Al contempo, c’è una forte attenzione ad assicurare un buon livello di coordinamento di fondo. Il maxi scambio di prigionieri tra Stati Uniti e Russia ha per esempio visto un coinvolgimento attivo da parte della Germania, che ha contribuito al negoziato consegnando a Mosca un sicario dell’intelligence russa prigioniero in Germania. Si badi: a rilevare non è tanto la scelta di procedere allo scambio, inevitabilmente controversa, bensì la sua meccanica interna. Alle strette, infatti, Berlino ha assecondato zio Sam, segnalando di avere ben chiare le regole del «G2». Si prenda infine la recente missione di Giorgia Meloni a Pechino. Bill Emmott, in passato direttore dell’Economist e oggi presidente dello IISS di Londra, il sancta sanctorum anglo-americano delle questioni di sicurezza e difesa, ha espresso forti riserve sulla natura degli accordi di cooperazione siglati in occasione del viaggio del vertice dell’esecutiva in Asia.

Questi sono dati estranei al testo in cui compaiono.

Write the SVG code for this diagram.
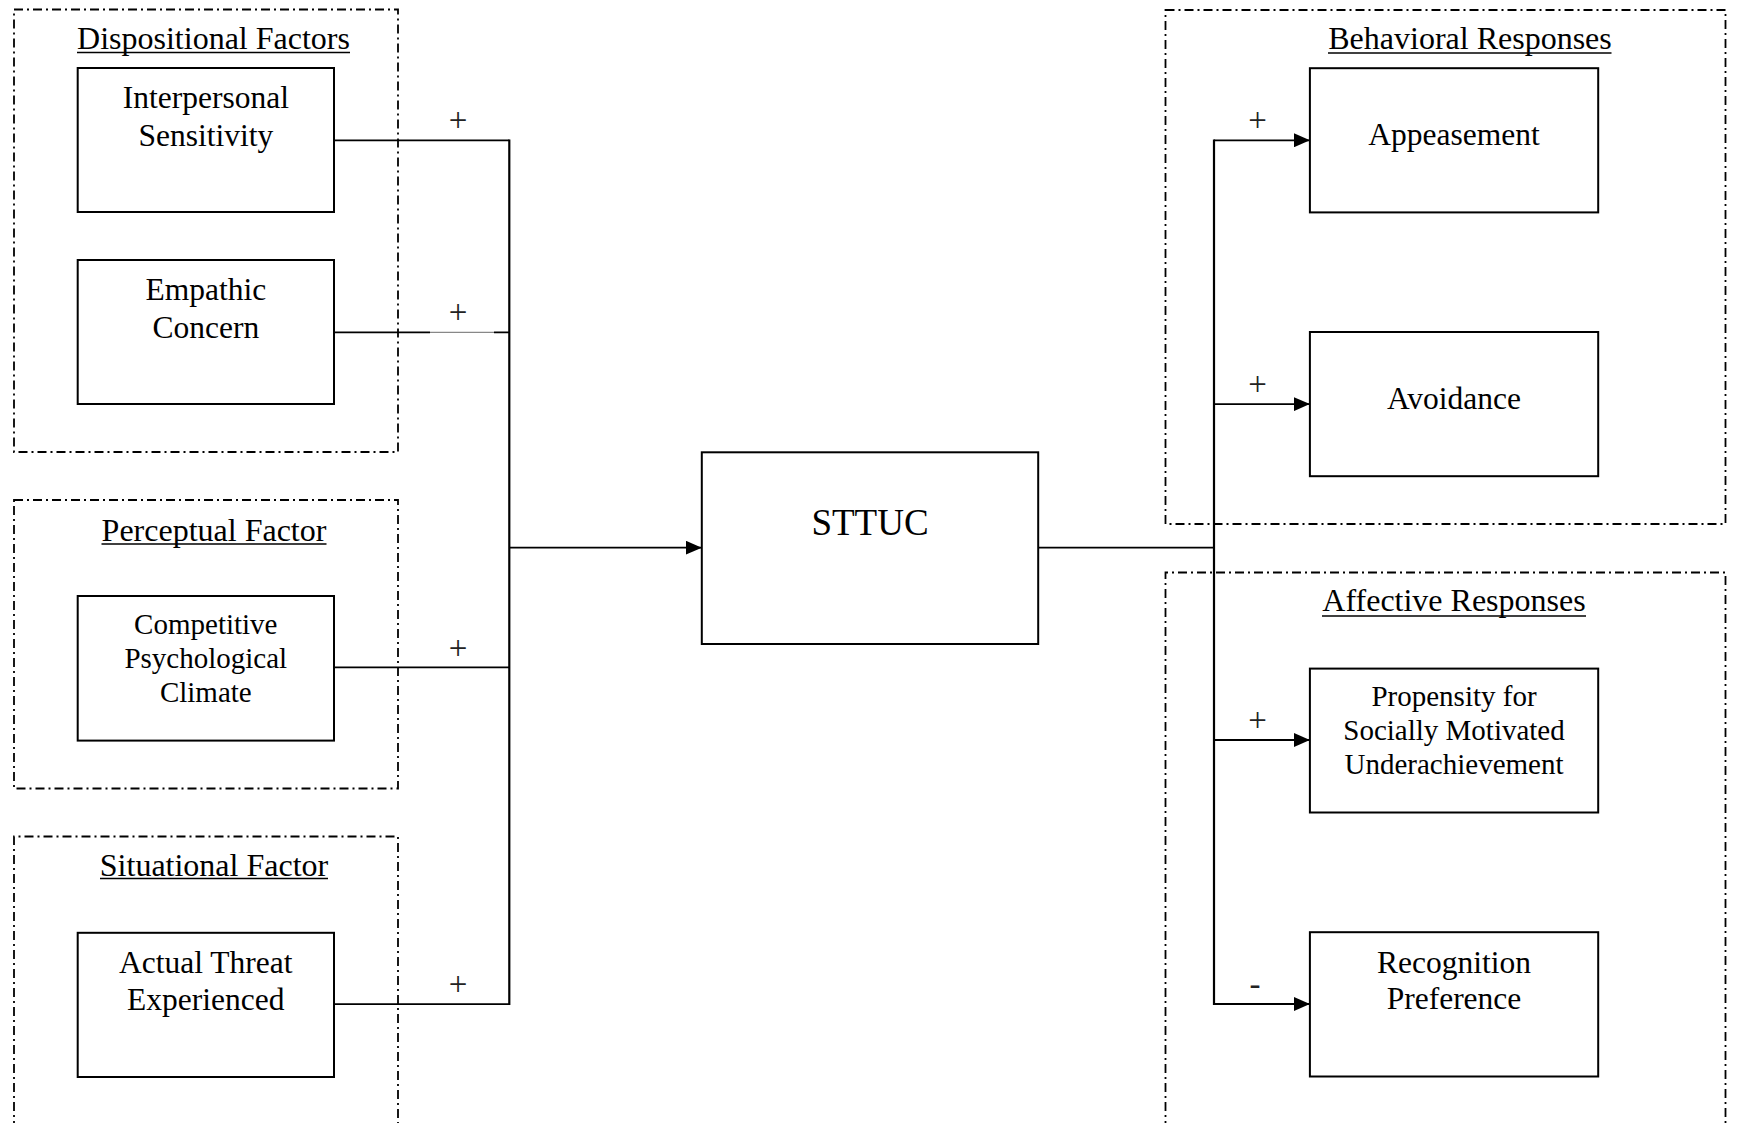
<svg xmlns="http://www.w3.org/2000/svg" width="1737" height="1123" viewBox="0 0 1737 1123">
<style>
.grp{fill:none;stroke:#000;stroke-width:1.8;stroke-dasharray:9 4 2 4}
.box{fill:#fff;stroke:#000;stroke-width:2}
.t{font-family:"Liberation Serif","Times New Roman",serif;fill:#000;text-anchor:middle}
.tl{font-size:32px}
.tb{font-size:31.5px}
.ts{font-size:29px}
.sg{font-size:33px;fill:#222}
.ul{stroke:#000;stroke-width:1.5}
.cn{fill:none;stroke:#000;stroke-width:1.8}
.lt{fill:none;stroke:#888;stroke-width:1.2}
</style>
<defs>
<marker id="ah" viewBox="0 0 16 14" refX="16" refY="7" markerWidth="16" markerHeight="14" markerUnits="userSpaceOnUse" orient="auto">
<path d="M0,0 L16,7 L0,14 Z" fill="#000"/>
</marker>
</defs>
<rect width="1737" height="1123" fill="#fff"/>

<g id="groups">
<g id="dispositional-factors">
<rect class="grp" x="14" y="9.5" width="384" height="442.5"/>
<text class="t tl" x="213.5" y="49">Dispositional Factors</text>
<line class="ul" x1="77" y1="52.5" x2="350" y2="52.5"/>
</g>
<g id="perceptual-factor">
<rect class="grp" x="14" y="500" width="384" height="288.5"/>
<text class="t tl" x="214" y="541">Perceptual Factor</text>
<line class="ul" x1="101.5" y1="544" x2="326.5" y2="544"/>
</g>
<g id="situational-factor">
<path class="grp" d="M14,1130 V836.5 H398 V1130"/>
<text class="t tl" x="214" y="875.5">Situational Factor</text>
<line class="ul" x1="100" y1="878.5" x2="328" y2="878.5"/>
</g>
<g id="behavioral-responses">
<rect class="grp" x="1165.5" y="10" width="560" height="514"/>
<text class="t tl" x="1470" y="49">Behavioral Responses</text>
<line class="ul" x1="1328" y1="53" x2="1611.5" y2="53"/>
</g>
<g id="affective-responses">
<path class="grp" d="M1165.5,1130 V572.5 H1725.5 V1130"/>
<text class="t tl" x="1454" y="611">Affective Responses</text>
<line class="ul" x1="1322" y1="616" x2="1586" y2="616"/>
</g>
</g>

<g id="connectors">
<path class="cn" d="M334,140.3 H509.3"/>
<path class="cn" d="M334,332.3 H430 M494,332.3 H509.3"/>
<path class="lt" d="M430,332.3 H494"/>
<path class="cn" d="M334,667.4 H509.3"/>
<path class="cn" d="M334,1004.2 H509.3"/>
<path class="cn" d="M509.3,139.4 V1005.1" style="stroke-width:2.2"/>
<path class="cn" d="M509.3,547.7 H701.8" marker-end="url(#ah)"/>
<path class="cn" d="M1038.2,547.7 H1214"/>
<path class="cn" d="M1214,139.4 V1004.9" style="stroke-width:2.2"/>
<path class="cn" d="M1214,140.3 H1309.9" marker-end="url(#ah)"/>
<path class="cn" d="M1214,404.1 H1309.9" marker-end="url(#ah)"/>
<path class="cn" d="M1214,740 H1309.9" marker-end="url(#ah)"/>
<path class="cn" d="M1214,1004 H1309.9" marker-end="url(#ah)"/>
<text class="t sg" x="458" y="131">+</text>
<text class="t sg" x="458" y="323">+</text>
<text class="t sg" x="458" y="658.5">+</text>
<text class="t sg" x="458" y="995">+</text>
<text class="t sg" x="1257.5" y="131">+</text>
<text class="t sg" x="1257.5" y="395">+</text>
<text class="t sg" x="1257.5" y="731">+</text>
<text class="t sg" x="1255" y="995">-</text>
</g>

<g id="interpersonal-sensitivity">
<rect class="box" x="77.7" y="68" width="256.3" height="144"/>
<text class="t tb" x="205.8" y="108">Interpersonal</text>
<text class="t tb" x="205.8" y="146">Sensitivity</text>
</g>
<g id="empathic-concern">
<rect class="box" x="77.7" y="260" width="256.3" height="144"/>
<text class="t tb" x="205.8" y="300">Empathic</text>
<text class="t tb" x="205.8" y="337.5">Concern</text>
</g>
<g id="competitive-psychological-climate">
<rect class="box" x="77.7" y="596" width="256.3" height="144.6"/>
<text class="t ts" x="205.8" y="634">Competitive</text>
<text class="t ts" x="205.8" y="667.5">Psychological</text>
<text class="t ts" x="205.8" y="701.5">Climate</text>
</g>
<g id="actual-threat-experienced">
<rect class="box" x="77.7" y="932.8" width="256.3" height="144.2"/>
<text class="t tb" x="205.8" y="972.5">Actual Threat</text>
<text class="t tb" x="205.8" y="1009.5">Experienced</text>
</g>
<g id="sttuc">
<rect class="box" x="701.8" y="452.3" width="336.4" height="191.7"/>
<text class="t" style="font-size:37px" x="870" y="535">STTUC</text>
</g>
<g id="appeasement">
<rect class="box" x="1309.9" y="68.2" width="288.3" height="144.2"/>
<text class="t tb" x="1454" y="144.6">Appeasement</text>
</g>
<g id="avoidance">
<rect class="box" x="1309.9" y="332" width="288.3" height="144.2"/>
<text class="t tb" x="1454" y="408.8">Avoidance</text>
</g>
<g id="propensity-smu">
<rect class="box" x="1309.9" y="668.6" width="288.3" height="143.9"/>
<text class="t ts" x="1454" y="705.5">Propensity for</text>
<text class="t ts" x="1454" y="739.7">Socially Motivated</text>
<text class="t ts" x="1454" y="773.5">Underachievement</text>
</g>
<g id="recognition-preference">
<rect class="box" x="1309.9" y="932.2" width="288.3" height="144.3"/>
<text class="t tb" x="1454" y="973">Recognition</text>
<text class="t tb" x="1454" y="1009.2">Preference</text>
</g>
</svg>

Emmott nota infatti che questi accordi insistono su aree molto sensibili agli occhi di Washington (e di Tokyo) come intelligenza artificiale e cantieristica, e ha pubblicamente esortato Roma a rinnovare il suo impegno al fianco dei suoi partner facendo partecipare la nostra portaerei Cavour a esercitazioni navali «Freedom of Operation» nel mare Meridionale cinese. Proprio lì, cioè, dove l’assertività di Pechino contro le Filippine ha raggiunto la soglia di guardia. Sarebbe esagerato sostenere che si tratti di un attacco diretto alla presidente del Consiglio, o di un’accusa di voltafaccia. Tuttavia è il segno di un presidio attento da parte di un interprete molto credibile del Deep state angloamericano, per evitare un «rompete le righe» nel bel mezzo di un’aspra tensione geopolitica tra blocchi. Il G2 non avrà forse regolette minute, ma i principi di fondo sono inesorabili.